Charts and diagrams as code
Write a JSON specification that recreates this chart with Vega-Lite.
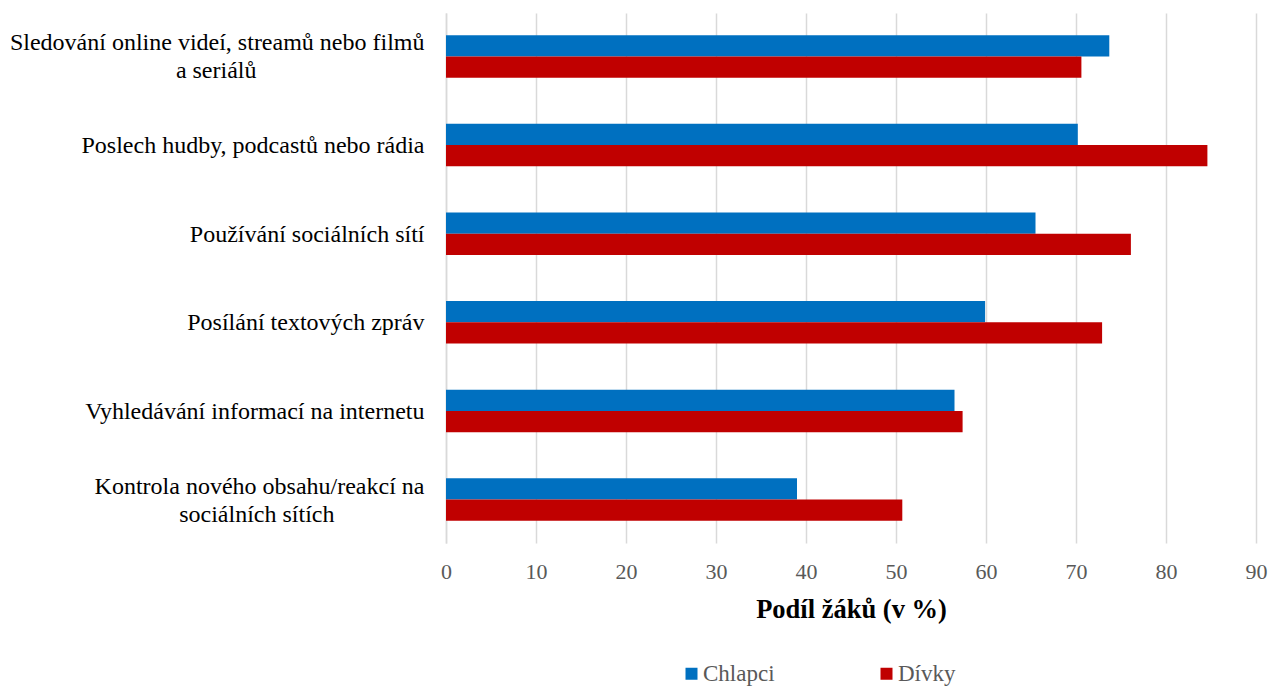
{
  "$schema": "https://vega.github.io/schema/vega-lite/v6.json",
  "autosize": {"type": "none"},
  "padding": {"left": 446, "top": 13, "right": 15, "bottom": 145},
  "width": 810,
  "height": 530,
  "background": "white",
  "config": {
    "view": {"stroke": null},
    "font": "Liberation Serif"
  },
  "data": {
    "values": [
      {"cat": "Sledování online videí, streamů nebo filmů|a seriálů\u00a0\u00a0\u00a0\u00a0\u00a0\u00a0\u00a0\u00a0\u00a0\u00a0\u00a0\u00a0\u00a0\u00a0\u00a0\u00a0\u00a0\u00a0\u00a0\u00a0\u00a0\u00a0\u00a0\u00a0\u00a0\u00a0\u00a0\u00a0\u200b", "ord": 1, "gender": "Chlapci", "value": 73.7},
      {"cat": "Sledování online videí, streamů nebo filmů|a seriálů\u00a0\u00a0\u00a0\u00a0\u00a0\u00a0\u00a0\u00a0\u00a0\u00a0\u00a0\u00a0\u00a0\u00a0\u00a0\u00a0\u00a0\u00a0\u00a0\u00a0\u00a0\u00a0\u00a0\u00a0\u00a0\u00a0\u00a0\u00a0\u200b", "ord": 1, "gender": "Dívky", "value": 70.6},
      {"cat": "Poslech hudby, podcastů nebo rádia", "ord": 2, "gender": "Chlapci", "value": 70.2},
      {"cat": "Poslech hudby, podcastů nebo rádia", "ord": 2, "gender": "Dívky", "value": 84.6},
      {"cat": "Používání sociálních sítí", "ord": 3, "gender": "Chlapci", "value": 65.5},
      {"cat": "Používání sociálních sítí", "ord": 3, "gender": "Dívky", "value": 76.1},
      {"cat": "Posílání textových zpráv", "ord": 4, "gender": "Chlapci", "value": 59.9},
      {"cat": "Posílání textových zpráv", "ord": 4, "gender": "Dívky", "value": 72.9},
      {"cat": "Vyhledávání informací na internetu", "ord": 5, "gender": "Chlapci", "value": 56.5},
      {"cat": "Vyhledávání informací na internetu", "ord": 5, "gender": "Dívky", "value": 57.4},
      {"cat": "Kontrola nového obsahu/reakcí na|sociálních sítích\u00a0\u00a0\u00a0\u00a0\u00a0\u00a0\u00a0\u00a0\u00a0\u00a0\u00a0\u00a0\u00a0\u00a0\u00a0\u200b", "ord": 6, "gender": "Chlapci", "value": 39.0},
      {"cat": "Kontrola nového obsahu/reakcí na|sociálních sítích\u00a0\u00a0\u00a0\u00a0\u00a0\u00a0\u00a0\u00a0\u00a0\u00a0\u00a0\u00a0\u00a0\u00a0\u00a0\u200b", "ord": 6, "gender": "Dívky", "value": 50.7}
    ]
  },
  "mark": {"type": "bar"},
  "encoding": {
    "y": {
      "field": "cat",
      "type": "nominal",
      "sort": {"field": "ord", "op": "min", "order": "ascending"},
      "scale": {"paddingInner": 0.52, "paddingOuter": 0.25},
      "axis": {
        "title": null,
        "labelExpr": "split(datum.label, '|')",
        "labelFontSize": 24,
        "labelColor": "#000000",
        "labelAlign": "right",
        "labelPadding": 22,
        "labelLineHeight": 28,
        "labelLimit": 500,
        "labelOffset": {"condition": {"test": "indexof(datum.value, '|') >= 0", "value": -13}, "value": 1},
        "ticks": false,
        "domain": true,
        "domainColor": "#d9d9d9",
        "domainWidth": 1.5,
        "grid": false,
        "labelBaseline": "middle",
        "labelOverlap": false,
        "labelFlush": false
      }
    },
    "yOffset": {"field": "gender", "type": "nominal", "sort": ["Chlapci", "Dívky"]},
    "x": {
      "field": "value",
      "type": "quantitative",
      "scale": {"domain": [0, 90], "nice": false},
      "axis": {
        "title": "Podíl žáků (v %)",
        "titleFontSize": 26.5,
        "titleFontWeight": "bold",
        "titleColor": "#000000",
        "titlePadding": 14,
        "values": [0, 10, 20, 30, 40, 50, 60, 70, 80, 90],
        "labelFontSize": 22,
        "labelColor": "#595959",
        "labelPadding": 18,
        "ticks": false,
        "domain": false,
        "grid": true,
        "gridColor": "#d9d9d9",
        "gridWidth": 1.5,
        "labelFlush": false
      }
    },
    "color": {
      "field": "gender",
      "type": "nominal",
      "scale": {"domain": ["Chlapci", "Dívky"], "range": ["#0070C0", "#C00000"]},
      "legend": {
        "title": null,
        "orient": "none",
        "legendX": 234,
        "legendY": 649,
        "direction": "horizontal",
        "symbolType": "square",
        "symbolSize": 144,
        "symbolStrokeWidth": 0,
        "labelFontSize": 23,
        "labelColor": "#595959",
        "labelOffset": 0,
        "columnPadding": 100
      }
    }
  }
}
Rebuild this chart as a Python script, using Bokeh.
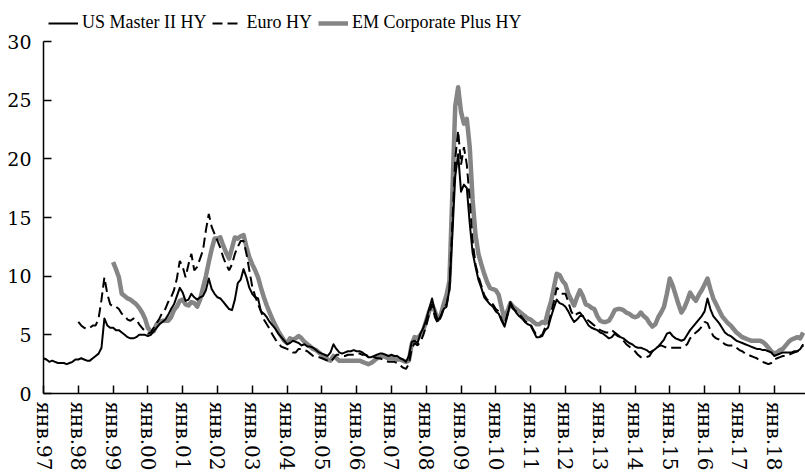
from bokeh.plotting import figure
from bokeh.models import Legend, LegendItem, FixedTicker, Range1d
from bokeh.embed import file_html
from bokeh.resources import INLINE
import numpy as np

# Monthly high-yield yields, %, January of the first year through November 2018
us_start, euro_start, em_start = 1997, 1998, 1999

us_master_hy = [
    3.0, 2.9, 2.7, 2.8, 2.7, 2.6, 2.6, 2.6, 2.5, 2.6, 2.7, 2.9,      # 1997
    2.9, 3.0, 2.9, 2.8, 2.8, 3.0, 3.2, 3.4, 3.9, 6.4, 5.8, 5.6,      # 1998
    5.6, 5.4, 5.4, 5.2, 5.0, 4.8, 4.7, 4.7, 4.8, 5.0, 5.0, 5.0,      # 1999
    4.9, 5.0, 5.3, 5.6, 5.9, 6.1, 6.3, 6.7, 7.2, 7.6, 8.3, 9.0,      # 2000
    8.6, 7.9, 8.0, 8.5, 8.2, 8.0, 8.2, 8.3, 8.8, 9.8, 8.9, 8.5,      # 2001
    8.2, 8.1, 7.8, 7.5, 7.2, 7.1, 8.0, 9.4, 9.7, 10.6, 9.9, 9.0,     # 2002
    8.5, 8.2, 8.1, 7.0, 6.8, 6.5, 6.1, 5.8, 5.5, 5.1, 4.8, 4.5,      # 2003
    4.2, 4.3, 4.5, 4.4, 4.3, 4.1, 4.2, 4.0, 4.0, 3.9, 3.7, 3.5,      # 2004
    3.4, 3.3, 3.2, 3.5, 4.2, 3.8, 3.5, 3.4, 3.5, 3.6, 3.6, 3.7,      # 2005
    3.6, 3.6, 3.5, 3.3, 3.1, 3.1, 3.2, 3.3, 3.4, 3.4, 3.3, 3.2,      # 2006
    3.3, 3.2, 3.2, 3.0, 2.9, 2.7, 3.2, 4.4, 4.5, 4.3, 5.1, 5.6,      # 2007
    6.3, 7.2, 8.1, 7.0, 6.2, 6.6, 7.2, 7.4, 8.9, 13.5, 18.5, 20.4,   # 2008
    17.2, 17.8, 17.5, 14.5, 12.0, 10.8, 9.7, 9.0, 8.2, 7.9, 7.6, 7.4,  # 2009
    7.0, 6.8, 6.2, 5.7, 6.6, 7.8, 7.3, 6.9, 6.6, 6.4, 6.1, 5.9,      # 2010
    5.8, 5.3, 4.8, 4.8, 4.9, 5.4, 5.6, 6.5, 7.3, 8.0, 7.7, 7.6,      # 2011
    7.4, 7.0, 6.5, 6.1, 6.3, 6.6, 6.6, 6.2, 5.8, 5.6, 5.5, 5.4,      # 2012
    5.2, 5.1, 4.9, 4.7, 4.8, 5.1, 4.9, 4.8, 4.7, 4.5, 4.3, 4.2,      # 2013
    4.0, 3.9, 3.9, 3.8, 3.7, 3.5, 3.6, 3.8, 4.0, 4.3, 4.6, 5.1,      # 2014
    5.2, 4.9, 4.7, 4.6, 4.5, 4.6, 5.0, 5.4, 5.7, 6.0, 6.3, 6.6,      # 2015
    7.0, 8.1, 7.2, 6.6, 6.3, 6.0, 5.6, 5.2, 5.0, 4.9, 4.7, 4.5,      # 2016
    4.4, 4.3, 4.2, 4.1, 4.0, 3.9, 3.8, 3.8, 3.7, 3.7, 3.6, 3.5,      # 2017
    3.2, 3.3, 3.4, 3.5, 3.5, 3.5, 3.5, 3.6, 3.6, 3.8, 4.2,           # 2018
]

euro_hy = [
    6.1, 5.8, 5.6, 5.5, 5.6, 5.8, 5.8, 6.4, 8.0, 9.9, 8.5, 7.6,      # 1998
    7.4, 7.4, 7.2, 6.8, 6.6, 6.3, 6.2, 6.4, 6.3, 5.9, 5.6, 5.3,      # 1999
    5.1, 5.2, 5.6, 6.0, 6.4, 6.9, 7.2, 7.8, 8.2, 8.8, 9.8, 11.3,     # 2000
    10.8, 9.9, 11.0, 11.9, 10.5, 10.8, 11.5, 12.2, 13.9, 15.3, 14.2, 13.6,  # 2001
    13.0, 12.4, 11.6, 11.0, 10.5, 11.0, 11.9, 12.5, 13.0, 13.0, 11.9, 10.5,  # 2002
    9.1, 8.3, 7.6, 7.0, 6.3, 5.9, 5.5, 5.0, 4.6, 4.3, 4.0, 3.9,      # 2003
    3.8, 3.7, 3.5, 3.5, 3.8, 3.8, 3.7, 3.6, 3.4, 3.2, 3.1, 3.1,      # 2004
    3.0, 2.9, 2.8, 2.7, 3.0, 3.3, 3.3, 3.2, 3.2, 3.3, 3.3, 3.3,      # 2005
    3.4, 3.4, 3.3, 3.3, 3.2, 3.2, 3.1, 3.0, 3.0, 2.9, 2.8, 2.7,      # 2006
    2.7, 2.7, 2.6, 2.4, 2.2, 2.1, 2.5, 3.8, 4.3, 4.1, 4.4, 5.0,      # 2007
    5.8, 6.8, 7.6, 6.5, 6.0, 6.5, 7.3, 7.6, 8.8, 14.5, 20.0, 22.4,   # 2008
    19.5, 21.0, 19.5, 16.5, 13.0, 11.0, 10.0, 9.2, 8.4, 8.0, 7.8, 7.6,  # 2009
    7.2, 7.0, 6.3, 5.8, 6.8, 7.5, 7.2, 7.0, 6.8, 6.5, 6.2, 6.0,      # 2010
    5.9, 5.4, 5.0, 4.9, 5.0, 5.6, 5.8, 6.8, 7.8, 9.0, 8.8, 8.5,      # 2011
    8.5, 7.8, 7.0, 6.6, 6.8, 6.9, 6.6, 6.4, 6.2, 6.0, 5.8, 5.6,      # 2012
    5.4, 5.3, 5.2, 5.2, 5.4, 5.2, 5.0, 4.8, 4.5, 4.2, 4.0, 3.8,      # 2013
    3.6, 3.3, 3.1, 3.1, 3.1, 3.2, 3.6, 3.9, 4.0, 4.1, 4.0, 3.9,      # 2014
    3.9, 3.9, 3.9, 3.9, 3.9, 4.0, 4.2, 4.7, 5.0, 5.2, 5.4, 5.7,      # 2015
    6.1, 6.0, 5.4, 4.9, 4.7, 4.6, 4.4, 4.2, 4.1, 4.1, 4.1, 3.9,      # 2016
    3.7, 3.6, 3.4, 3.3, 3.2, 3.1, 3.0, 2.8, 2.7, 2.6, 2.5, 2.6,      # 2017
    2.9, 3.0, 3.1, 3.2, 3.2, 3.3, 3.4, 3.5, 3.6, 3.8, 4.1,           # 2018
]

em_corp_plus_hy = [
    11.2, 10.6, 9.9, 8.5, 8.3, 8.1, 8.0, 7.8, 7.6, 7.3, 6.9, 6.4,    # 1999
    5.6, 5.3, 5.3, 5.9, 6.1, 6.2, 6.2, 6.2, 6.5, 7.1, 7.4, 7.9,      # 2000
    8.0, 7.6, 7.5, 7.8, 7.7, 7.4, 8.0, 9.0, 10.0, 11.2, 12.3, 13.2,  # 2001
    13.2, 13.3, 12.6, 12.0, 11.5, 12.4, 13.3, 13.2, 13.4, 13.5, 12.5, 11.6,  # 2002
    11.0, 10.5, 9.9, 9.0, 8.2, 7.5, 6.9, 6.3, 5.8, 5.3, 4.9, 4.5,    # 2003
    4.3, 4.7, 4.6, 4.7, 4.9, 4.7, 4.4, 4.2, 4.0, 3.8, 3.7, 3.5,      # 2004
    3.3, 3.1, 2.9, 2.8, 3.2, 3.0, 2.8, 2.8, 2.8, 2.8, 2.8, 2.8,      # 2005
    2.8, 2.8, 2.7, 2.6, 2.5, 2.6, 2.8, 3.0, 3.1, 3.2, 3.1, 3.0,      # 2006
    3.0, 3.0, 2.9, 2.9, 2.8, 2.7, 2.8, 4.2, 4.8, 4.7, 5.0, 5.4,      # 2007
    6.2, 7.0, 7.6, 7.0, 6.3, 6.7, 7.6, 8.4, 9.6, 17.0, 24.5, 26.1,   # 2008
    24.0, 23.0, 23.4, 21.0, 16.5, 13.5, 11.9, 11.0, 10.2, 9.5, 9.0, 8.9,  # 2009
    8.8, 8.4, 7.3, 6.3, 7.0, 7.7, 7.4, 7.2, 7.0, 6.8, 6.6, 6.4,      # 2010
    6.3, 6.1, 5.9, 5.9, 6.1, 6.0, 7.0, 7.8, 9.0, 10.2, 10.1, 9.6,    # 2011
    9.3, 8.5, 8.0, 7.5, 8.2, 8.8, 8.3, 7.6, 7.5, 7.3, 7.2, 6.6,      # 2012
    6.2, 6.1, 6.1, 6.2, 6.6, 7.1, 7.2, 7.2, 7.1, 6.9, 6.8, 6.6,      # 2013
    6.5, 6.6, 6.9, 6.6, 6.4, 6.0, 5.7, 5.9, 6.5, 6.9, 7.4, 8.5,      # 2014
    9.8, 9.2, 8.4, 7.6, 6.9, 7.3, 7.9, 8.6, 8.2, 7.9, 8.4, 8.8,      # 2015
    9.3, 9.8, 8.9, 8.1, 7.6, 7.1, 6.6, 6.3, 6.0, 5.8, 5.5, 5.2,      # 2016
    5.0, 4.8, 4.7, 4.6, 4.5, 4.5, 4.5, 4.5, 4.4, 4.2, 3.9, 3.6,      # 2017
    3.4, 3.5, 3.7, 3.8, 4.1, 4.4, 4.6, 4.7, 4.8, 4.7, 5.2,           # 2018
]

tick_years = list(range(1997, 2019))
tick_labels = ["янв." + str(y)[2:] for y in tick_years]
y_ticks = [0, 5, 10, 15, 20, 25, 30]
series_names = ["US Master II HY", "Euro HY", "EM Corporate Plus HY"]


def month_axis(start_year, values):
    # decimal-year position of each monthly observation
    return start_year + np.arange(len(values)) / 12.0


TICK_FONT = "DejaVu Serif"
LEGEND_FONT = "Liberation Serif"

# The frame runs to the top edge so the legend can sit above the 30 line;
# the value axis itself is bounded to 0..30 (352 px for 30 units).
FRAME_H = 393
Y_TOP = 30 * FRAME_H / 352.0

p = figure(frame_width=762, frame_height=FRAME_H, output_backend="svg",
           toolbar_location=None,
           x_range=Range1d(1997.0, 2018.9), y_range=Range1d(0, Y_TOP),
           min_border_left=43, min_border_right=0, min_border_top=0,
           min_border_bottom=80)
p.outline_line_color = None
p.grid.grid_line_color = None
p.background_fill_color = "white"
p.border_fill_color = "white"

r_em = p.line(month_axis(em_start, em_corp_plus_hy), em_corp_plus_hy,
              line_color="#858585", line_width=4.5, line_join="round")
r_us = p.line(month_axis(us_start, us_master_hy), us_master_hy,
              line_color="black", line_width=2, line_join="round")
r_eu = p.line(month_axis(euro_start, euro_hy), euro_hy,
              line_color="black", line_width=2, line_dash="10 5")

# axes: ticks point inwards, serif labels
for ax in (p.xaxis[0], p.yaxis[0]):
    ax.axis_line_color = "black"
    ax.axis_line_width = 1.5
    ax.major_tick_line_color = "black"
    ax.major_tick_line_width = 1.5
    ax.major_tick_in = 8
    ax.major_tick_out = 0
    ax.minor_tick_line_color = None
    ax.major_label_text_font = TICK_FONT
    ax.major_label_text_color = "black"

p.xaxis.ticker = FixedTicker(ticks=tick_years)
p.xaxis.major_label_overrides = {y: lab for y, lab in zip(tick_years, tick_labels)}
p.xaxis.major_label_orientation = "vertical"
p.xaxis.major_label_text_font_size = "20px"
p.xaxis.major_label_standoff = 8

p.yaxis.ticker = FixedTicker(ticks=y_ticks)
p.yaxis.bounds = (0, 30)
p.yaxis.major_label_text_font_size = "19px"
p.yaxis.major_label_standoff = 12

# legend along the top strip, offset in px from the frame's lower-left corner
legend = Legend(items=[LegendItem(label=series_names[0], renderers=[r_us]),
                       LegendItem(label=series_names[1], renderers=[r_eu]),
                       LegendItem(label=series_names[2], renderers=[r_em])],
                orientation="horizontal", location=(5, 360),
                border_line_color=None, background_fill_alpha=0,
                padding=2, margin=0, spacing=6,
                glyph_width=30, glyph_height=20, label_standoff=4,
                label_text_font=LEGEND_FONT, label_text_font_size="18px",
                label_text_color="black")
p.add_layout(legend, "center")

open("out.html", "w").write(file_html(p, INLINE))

TASK DIRECTIONS
Only the stretch from the line with "Rebuild this chart" through the line with "us_start, euro_start, em_start" should be copied, exactly and with both ends. Drop the pictures.

THE RESULT
Rebuild this chart as a Python script, using Bokeh.
from bokeh.plotting import figure
from bokeh.models import Legend, LegendItem, FixedTicker, Range1d
from bokeh.embed import file_html
from bokeh.resources import INLINE
import numpy as np

# Monthly high-yield yields, %, January of the first year through November 2018
us_start, euro_start, em_start = 1997, 1998, 1999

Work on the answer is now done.